Ballard has helped produce many television programs and has been involved with several National Geographic specials. From 1989 to 1991, he hosted the weekly National Geographic EXPLORER. He led or participated in more than 100 deep-sea expeditions with submersibles.

Among his discoveries were warm-water springs and unusual animal communities in the Galapagos Rift, polymetallic sulfides, high temperature "black smokers," the German battleship Bismarck, 11 warships from the lost fleet of Guadalcanal and exploration of the luxury liner Lusitania.

In 1997, Ballard and a team of scientists conducted the first deep-ocean archaeological expedition with the Navy's nuclear research submarine, the NR-1.

They returned to the Mediterranean Sea to a previously detected debris field suggesting a fleet of ancient Roman shipwrecks.

The team found ships complete with their cargo of shipping containers and relics spanning five centuries of Roman history beginning in the 1st century B.C.

In 1998, Ballard participated in searches for the aircraft carrier Yorktown, sunk during the World War II Battle for Midway.

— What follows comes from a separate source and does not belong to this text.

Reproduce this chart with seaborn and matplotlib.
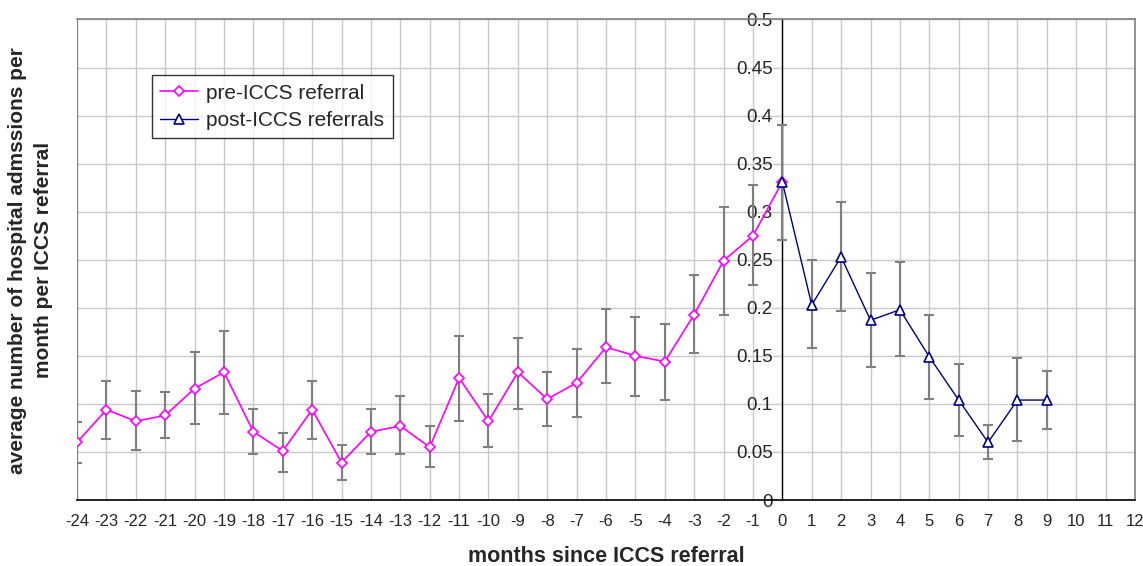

Ballard has published more than 50 scientific articles. He has written books on his discoveries of the Titanic, Bismarck and Lusitania, a novel, "Bright Shark," and "Explorer," a children's pop-up book. He also wrote "The Lost Ships of Guadalcanal" and an autobiography, "Explorations."

A book signing will be held while he is in Honolulu for his latest book, "The Eternal Darkness," published in 1999.